Background: Personality factors have been implicated in seasonal affective disorder (SAD). The present study investigated the relationship between the five-factor model of personality (neuroticism, extraversion, openness, agreeableness, conscientiousness) and SAD.
Methods: Ninety-five patients with SAD completed personality measures before and after treatment in a clinical trial and during the summer months. The personality scores of the SAD patients were compared with a matched group of non-seasonal depressed patients and published normative data. Stability and change in personality scores with changes in mood state were assessed. Personality dimensions were evaluated as possible predictors of treatment outcome.
Results: SAD patients showed elevated openness scores relative to both non-seasonal depressed patients and norms. Their neuroticism scores were lower than non-seasonal depressed patients, but higher than norms. All personality dimensions showed large and highly significant test-retest correlations but several personality dimensions, particularly neuroticism and extraversion, also showed considerable change with changing mood state. None of the personality dimensions were significantly associated with treatment outcome.
Limitations: Personality assessment relied on self-report.
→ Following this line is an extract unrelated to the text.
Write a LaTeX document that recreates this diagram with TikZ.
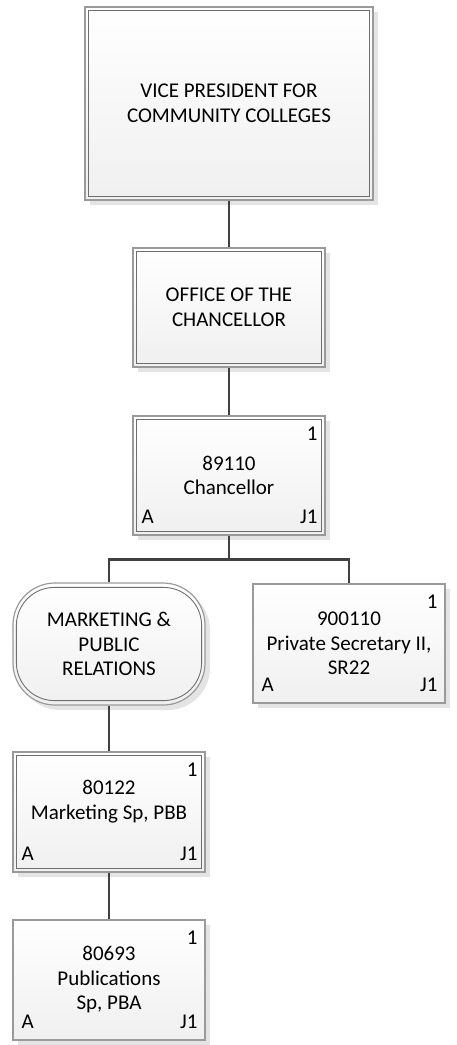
\documentclass[tikz,border=0pt]{standalone}
\usepackage{fontspec}
\setmainfont{Carlito}
\usetikzlibrary{shadows}
\definecolor{outerline}{HTML}{9A9A9A}
\definecolor{innerline}{HTML}{6E6E6E}
\definecolor{connline}{HTML}{404040}
\definecolor{shadowc}{HTML}{E4E4E4}
\newcommand{\boxfont}{\fontsize{21}{24.5}\selectfont}
\begin{document}
\begin{tikzpicture}[x=1pt,y=-1pt,
  orgbox/.style={draw=outerline, line width=1.2pt, top color=white, bottom color=black!6,
    minimum width=192pt, minimum height=119pt, align=center, font=\boxfont, inner sep=0pt,
    drop shadow={shadow xshift=5pt, shadow yshift=-5pt, fill=shadowc, opacity=1}},
  innerrule/.style={draw=innerline, line width=0.9pt},
  conn/.style={draw=connline, line width=2.6pt},
  corner/.style={font=\boxfont, inner sep=0pt}]
\useasboundingbox (0,0) rectangle (457,1045);

% boxes
\node[orgbox, minimum width=288pt, minimum height=193pt] (vp) at (229,103.5) {VICE PRESIDENT FOR\\COMMUNITY COLLEGES};
\node[orgbox] (office) at (229,307.5) {OFFICE OF THE\\CHANCELLOR};
\node[orgbox] (chan) at (229,475.5) {89110\\Chancellor};
\node[orgbox, minimum height=122pt, rounded corners=42pt] (mkt) at (109,644) {MARKETING \&\\PUBLIC\\RELATIONS};
\node[orgbox] (ps) at (349,643.5) {900110\\Private Secretary II,\\SR22};
\node[orgbox, minimum height=120pt] (msp) at (109,812) {80122\\Marketing Sp, PBB\\\mbox{}};
\node[orgbox, minimum height=120pt] (pub) at (109,980) {80693\\Publications\\Sp, PBA};

% inner rules of the double borders
\draw[innerrule] ([shift={(4,4)}]vp.north west) rectangle ([shift={(-4,-4)}]vp.south east);
\draw[innerrule] ([shift={(4,4)}]office.north west) rectangle ([shift={(-4,-4)}]office.south east);
\draw[innerrule] ([shift={(4,4)}]chan.north west) rectangle ([shift={(-4,-4)}]chan.south east);
\draw[innerrule] ([shift={(4,4)}]msp.north west) rectangle ([shift={(-4,-4)}]msp.south east);
\draw[innerrule, rounded corners=38pt] ([shift={(4,5)}]mkt.north west) rectangle ([shift={(-4,-5)}]mkt.south east);

% corner labels
\foreach \b in {chan,ps,msp,pub}{
  \node[corner, anchor=base east] (\b-n) at ([shift={(-8,25)}]\b.north east) {1};
  \node[corner, anchor=base west] (\b-a) at ([shift={(9,-12)}]\b.south west) {A};
  \node[corner, anchor=base east] (\b-j) at ([shift={(-8,-12)}]\b.south east) {J1};
}

% connectors
\draw[conn] (vp.south) -- (office.north);
\draw[conn] (office.south) -- (chan.north);
\draw[conn] (chan.south) -- ++(0,24) coordinate (branch);
\draw[conn] (branch) -| (mkt.north);
\draw[conn] (branch) -| (ps.north);
\draw[conn] (mkt.south) -- (msp.north);
\draw[conn] (msp.south) -- (pub.north);
\end{tikzpicture}
\end{document}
Conclusions: The personality profile of SAD patients differs from both non-seasonal depressed patients and norms. Elevated openness scores appear to be a unique feature of patients with SAD. Since mood state has a significant impact on personality scores, assessment of personality in SAD patients should ideally be conducted when they are in remission. Further investigation of the relationship between personality and SAD, especially the potential significance of elevated openness scores, is warranted.